Mobile Media Ubiquity

Note: This entry has been restored from old archives.

I’m sitting on the train right now watching a bunch of 9 year old boys displaying their flashy mobile phones to each other. Thinking back almost 2 decades ago, when I was 9… change is interesting. If only they didn’t make the things speakerphone capable, I’ve never liked wearing headphones in public places but the alternative these days is listening to kids playing off their favourite pop and hip-hop artists against each other (backed up by constant PSP sound effects). If nothing else, we certainly live in a noisier world now. No music sounds good coming out of these devices with added screech and crackle and truncated range, but this isn’t just about listening to the music of course.

The 9 year olds were just replaced by a bunch of 12 year old boys who’re watching South Park on their mobile phones.
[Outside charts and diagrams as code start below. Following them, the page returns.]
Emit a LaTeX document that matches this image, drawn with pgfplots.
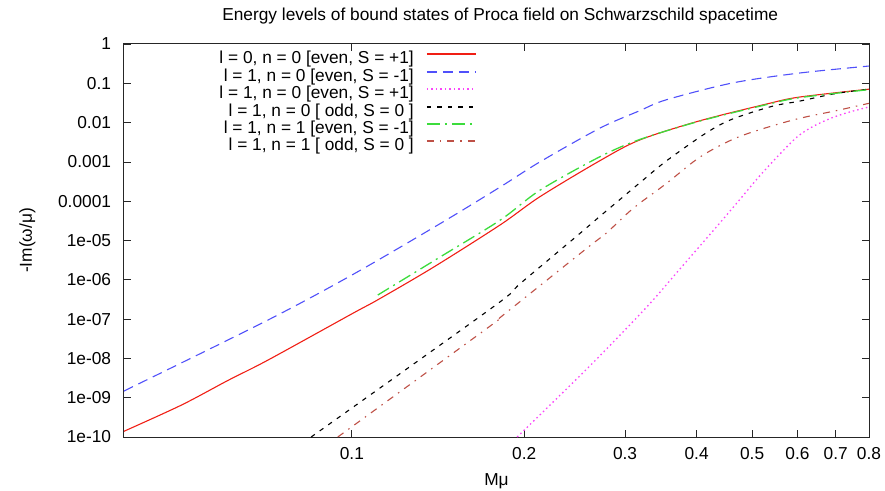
\documentclass[border=0pt]{standalone}
\usepackage{fontspec}
\setmainfont{Liberation Sans}
\usepackage{pgfplots}
\pgfplotsset{compat=1.18}

\definecolor{cRed}{RGB}{240,30,20}
\definecolor{cBlue}{RGB}{80,80,250}
\definecolor{cMag}{RGB}{250,70,250}
\definecolor{cGreen}{RGB}{60,220,60}
\definecolor{cBrown}{RGB}{190,80,70}

\begin{document}
\fontsize{17.3}{20}\selectfont
\begin{tikzpicture}
\useasboundingbox (-124pt,-53pt) rectangle (761pt,437pt);
\begin{axis}[
	scale only axis,
	width=745pt,
	height=393pt,
	xmode=log,
	ymode=log,
	xmin=0.04, xmax=0.8,
	ymin=1e-10, ymax=1,
	xtick={0.1,0.2,0.3,0.4,0.5,0.6,0.7,0.8},
	xticklabels={0.1,0.2,0.3,0.4,0.5,0.6,0.7,0.8},
	ytick={1e-10,1e-9,1e-8,1e-7,1e-6,1e-5,1e-4,1e-3,1e-2,1e-1,1},
	yticklabels={1e-10,1e-09,1e-08,1e-07,1e-06,1e-05,0.0001,0.001,0.01,0.1,1},
	xminorticks=false,
	yminorticks=false,
	/pgf/number format/assume math mode=true,
	tick align=inside,
	major tick length=7pt,
	tick style={black!85, line width=0.8pt},
	axis line style={black!85, line width=1pt},
	yticklabel style={xshift=-7pt},
	xticklabel style={yshift=-4pt},
	title={Energy levels of bound states of Proca field on Schwarzschild spacetime},
	title style={at={(axis description cs:0.505,1.056)}, anchor=center},
	xlabel={Mμ},
	x label style={at={(axis description cs:0.5,-0.1115)}, anchor=center},
	ylabel={-Im(ω/μ)},
	y label style={at={(axis description cs:-0.1295,0.5)}, anchor=center},
	legend style={at={(axis description cs:0.4738,0.982)}, anchor=north east,
		draw=none, fill=none, inner sep=0pt, column sep=12pt,
		nodes={inner sep=0pt, text height=12.6pt, text depth=4.8pt}},
	legend cell align=right,
	legend plot pos=right,
	legend image code/.code={\draw[#1, line width=2pt] (0pt,5.5pt) -- (49pt,5.5pt);},
]
% l=0, n=0 even S=+1
\addplot[cRed, line width=1.1pt, smooth, tension=0.5] coordinates {
(0.040,1.4e-10) (0.0504,6.5e-10) (0.0609,2.8e-9) (0.0714,9.1e-9)
(0.1008,1.45e-7) (0.111,3.1e-7) (0.1389,2.1e-6) (0.1816,2.5e-5)
(0.213,1.3e-4) (0.271,1.07e-3) (0.318,3.6e-3) (0.404,1.1e-2)
(0.529,2.95e-2) (0.604,4.45e-2) (0.8,7.1e-2)
};
\addlegendentry{l = 0, n = 0 [even, S = +1]}
% l=1, n=0 even S=-1
\addplot[cBlue, line width=1.1pt, dash pattern=on 10pt off 6pt, smooth, tension=0.5] coordinates {
(0.040,1.48e-9) (0.0714,9.5e-8) (0.1008,1.41e-6) (0.143,2.75e-5)
(0.1816,2.3e-4) (0.213,1.0e-3) (0.271,7.2e-3) (0.318,2.0e-2)
(0.354,3.8e-2) (0.462,0.102) (0.604,0.182) (0.8,0.275)
};
\addlegendentry{l = 1, n = 0 [even, S = -1]}
% l=1, n=0 even S=+1
\addplot[cMag, line width=1.3pt, dash pattern=on 1.5pt off 3pt, smooth, tension=0.5] coordinates {
(0.1944,1e-10) (0.26,6.3e-9) (0.327,2.0e-7) (0.373,1.8e-6)
(0.433,2.2e-5) (0.475,1.07e-4) (0.514,4.2e-4) (0.557,1.5e-3)
(0.60,4.4e-3) (0.64,8.1e-3) (0.689,1.32e-2) (0.74,1.86e-2) (0.8,2.5e-2)
};
\addlegendentry{l = 1, n = 0 [even, S = +1]}
% l=1, n=0 odd S=0
\addplot[black, line width=1.1pt, dash pattern=on 4.5pt off 6pt, smooth, tension=0.5] coordinates {
(0.0849,1e-10) (0.177,2.1e-7) (0.197,8.1e-7) (0.25,1.5e-5)
(0.271,4.1e-5) (0.291,9.8e-5) (0.318,2.9e-4) (0.354,1.05e-3)
(0.416,5.5e-3) (0.462,1.23e-2) (0.542,2.6e-2) (0.604,3.5e-2)
(0.7,5.5e-2) (0.8,7.1e-2)
};
\addlegendentry{l = 1, n = 0 [ odd, S = 0 ]}
% l=1, n=1 even S=-1
\addplot[cGreen, line width=1.3pt, dash pattern=on 13pt off 5pt on 2pt off 5pt, smooth, tension=0.5] coordinates {
(0.111,4.1e-7) (0.143,3.9e-6) (0.1816,3.3e-5) (0.213,1.9e-4)
(0.271,1.35e-3) (0.318,3.7e-3) (0.404,1.08e-2) (0.529,2.85e-2)
(0.604,4.3e-2) (0.8,6.9e-2)
};
\addlegendentry{l = 1, n = 1 [even, S = -1]}
% l=1, n=1 odd S=0
\addplot[cBrown, line width=1.1pt, dash pattern=on 7pt off 6pt on 1.5pt off 6pt, smooth, tension=0.5] coordinates {
(0.0945,1e-10) (0.174,6.5e-8) (0.1816,1.1e-7) (0.210,6.0e-7)
(0.26,7.2e-6) (0.279,1.6e-5) (0.31,6.6e-5) (0.354,2.8e-4)
(0.407,1.38e-3) (0.475,4.4e-3) (0.59,1.17e-2) (0.7,2.0e-2) (0.8,3.1e-2)
};
\addlegendentry{l = 1, n = 1 [ odd, S = 0 ]}
\end{axis}
\end{tikzpicture}
\end{document}
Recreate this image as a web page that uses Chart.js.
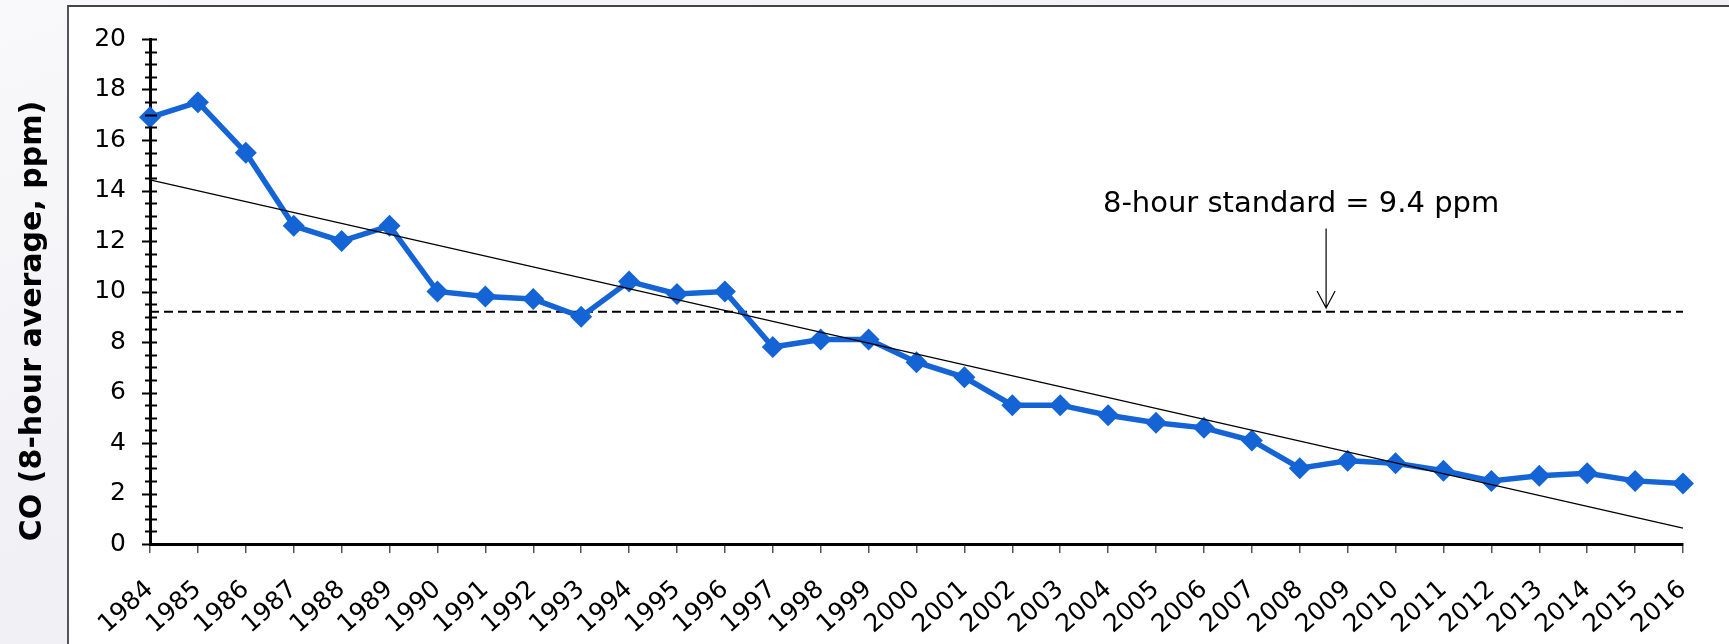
<!DOCTYPE html>
<html>
<head>
<meta charset="utf-8">
<script src="https://cdn.jsdelivr.net/npm/chart.js@4.4.1/dist/chart.umd.min.js"></script>
<style>
    html, body { margin: 0; padding: 0; }
    body {
        width: 1729px; height: 644px; overflow: hidden; position: relative;
        background: linear-gradient(160deg, #f9f9fb 0%, #efeff4 55%, #e6e6ec 100%);
        font-family: "DejaVu Sans", sans-serif;
    }
    #marco {
        position: absolute; left: 67px; top: 5px; width: 1720px; height: 700px;
        background: #fff; border-left: 2px solid #555; border-top: 2px solid #444;
    }
    #grafico { position: absolute; left: 0; top: 0; }
</style>
</head>
<body>
<div id="marco"></div>
<canvas id="grafico" width="1729" height="644"></canvas>
<script>
// =========================================================================
// DATOS
// =========================================================================
const anios = ['1984', '1985', '1986', '1987', '1988', '1989', '1990', '1991', '1992', '1993',
    '1994', '1995', '1996', '1997', '1998', '1999', '2000', '2001', '2002', '2003', '2004',
    '2005', '2006', '2007', '2008', '2009', '2010', '2011', '2012', '2013', '2014', '2015', '2016'];

const valoresCO = [16.9, 17.5, 15.5, 12.6, 12.0, 12.6, 10.0, 9.8, 9.7, 9.0,
    10.4, 9.9, 10.0, 7.8, 8.1, 8.1, 7.2, 6.6, 5.5, 5.5, 5.1,
    4.8, 4.6, 4.1, 3.0, 3.3, 3.2, 2.9, 2.5, 2.7, 2.8, 2.5, 2.4];

// Línea de tendencia (extremos) y estándar de 8 horas
const tendenciaAnios = ['1984', '2016'];
const tendenciaValores = [14.42, 0.63];
const estandarAnios = ['1984', '2016'];
const estandarValores = [9.2, 9.2];

const ticksY = [0, 2, 4, 6, 8, 10, 12, 14, 16, 18, 20];
const tituloY = 'CO (8-hour average, ppm)';
const textoEstandar = '8-hour standard = 9.4 ppm';

const AZUL = '#1464d6';
const FUENTE = '"DejaVu Sans", Verdana, sans-serif';

// =========================================================================
// PLUGIN: marcas del eje Y, título del eje y anotación
// =========================================================================
const extrasPlugin = {
    id: 'extras',
    afterDraw(chart) {
        const ctx = chart.ctx;
        const y = chart.scales.y;
        const x = chart.scales.x;
        const ejeX = chart.chartArea.left;

        // marcas mayores y menores del eje Y
        ctx.save();
        ctx.strokeStyle = '#000';
        ctx.lineWidth = 2;
        y.ticks.forEach(t => {
            const py = Math.round(y.getPixelForValue(t.value)) + 0.5;
            const mayor = ticksY.includes(t.value);
            ctx.beginPath();
            ctx.moveTo(ejeX - (mayor ? 8 : 5), py);
            ctx.lineTo(ejeX + 7, py);
            ctx.stroke();
        });
        ctx.restore();

        // título del eje Y
        ctx.save();
        ctx.translate(41, 321);
        ctx.rotate(-Math.PI / 2);
        ctx.font = 'bold 30px ' + FUENTE;
        ctx.fillStyle = '#000';
        ctx.textAlign = 'center';
        ctx.textBaseline = 'alphabetic';
        ctx.fillText(tituloY, 0, 0);
        ctx.restore();

        // anotación del estándar con flecha
        const ax = x.getPixelForValue(24.55);
        const yTexto = y.getPixelForValue(13.45);
        const yIni = y.getPixelForValue(12.5);
        const yFin = y.getPixelForValue(9.35);
        ctx.save();
        ctx.font = '29px ' + FUENTE;
        ctx.fillStyle = '#000';
        ctx.textAlign = 'center';
        ctx.textBaseline = 'middle';
        ctx.fillText(textoEstandar, ax - 25, yTexto);
        ctx.strokeStyle = '#000';
        ctx.lineWidth = 1.2;
        ctx.beginPath();
        ctx.moveTo(ax, yIni);
        ctx.lineTo(ax, yFin);
        ctx.moveTo(ax - 9, yFin - 17);
        ctx.lineTo(ax, yFin);
        ctx.lineTo(ax + 9, yFin - 17);
        ctx.stroke();
        ctx.restore();
    }
};

// =========================================================================
// GRÁFICO
// =========================================================================
function initGrafico() {
    const canvas = document.getElementById('grafico');

    new Chart(canvas.getContext('2d'), {
        type: 'line',
        data: {
            labels: anios,
            datasets: [
                {
                    label: 'Estándar',
                    data: estandarAnios.map((a, i) => ({ x: a, y: estandarValores[i] })),
                    borderColor: '#000',
                    borderWidth: 2,
                    borderDash: [9, 5],
                    pointRadius: 0,
                    spanGaps: true,
                    order: 3
                },
                {
                    label: 'Tendencia',
                    data: tendenciaAnios.map((a, i) => ({ x: a, y: tendenciaValores[i] })),
                    borderColor: '#000',
                    borderWidth: 1.2,
                    pointRadius: 0,
                    spanGaps: true,
                    order: 1
                },
                {
                    label: 'CO',
                    data: valoresCO,
                    borderColor: AZUL,
                    backgroundColor: AZUL,
                    borderWidth: 5.5,
                    tension: 0,
                    pointStyle: 'rectRot',
                    pointRadius: 11,
                    pointBorderWidth: 0,
                    pointBackgroundColor: AZUL,
                    order: 2
                }
            ]
        },
        options: {
            responsive: false,
            animation: false,
            layout: { padding: { top: 35, right: 46, left: 0, bottom: 0 } },
            plugins: {
                legend: { display: false },
                tooltip: { enabled: false }
            },
            scales: {
                x: {
                    type: 'category',
                    offset: false,
                    afterFit: (s) => { s.height = 100; },
                    border: { display: true, color: '#000', width: 3 },
                    grid: {
                        drawOnChartArea: false,
                        drawTicks: true,
                        tickLength: 9,
                        color: '#555',
                        lineWidth: 1.5
                    },
                    ticks: {
                        autoSkip: false,
                        minRotation: 42,
                        maxRotation: 42,
                        padding: 22,
                        color: '#000',
                        font: { family: FUENTE, size: 25 }
                    }
                },
                y: {
                    min: 0,
                    max: 20,
                    afterFit: (s) => { s.width = 150; },
                    border: { display: true, color: '#000', width: 3 },
                    grid: { display: false, drawTicks: false },
                    ticks: {
                        stepSize: 0.5,
                        autoSkip: false,
                        padding: 24,
                        color: '#000',
                        font: { family: FUENTE, size: 25 },
                        callback: (v) => ticksY.includes(v) ? v : ''
                    }
                }
            }
        },
        plugins: [extrasPlugin]
    });
}

initGrafico();
</script>
</body>
</html>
Will wonders never cease?

I’m not complaining, I was late to enter the mobile market (2003) but my first mobile phone was an all-bells-and-whistles, touchscreen, 3G, Motorola A920 brick (now a less bricky A1000). I was able to watch videos on my phone before most people I know (and they’re mostly geeks) — back in Sydney I often used it to check out movie trailers before heading to the cinema. It’s not the newness of the tech that’s interesting, geeks have had this stuff for years, it is the sudden ubiquity. These kids don’t even have iPods anymore, they don’t need them.

I’ve noticed more and more people in the gym without iPods too, the same trend applies: they’ve been replaced by phones (it might be a different story in a trendoid gym in a trendier area). What has higher value, the supposed sexiness of an iPod or not having to carry around an additional gadget? Phones are getting sexier anyway. Thus the iPhone? There’s so much potential for wringing money out of these kids. Media/Games/Software … the hard part is getting them to pay rather than just working out how to rip everything off (it only takes one l33t kid to knock 100+ out of the market, and it isn’t hard to be l33t). The answer must be to make paying easier than ripping off, which is easy to say but the hard part is “how?”. The music industry seems to think this can be done by making the ripping-off harder; and they just move from one DRM total-failure to the next.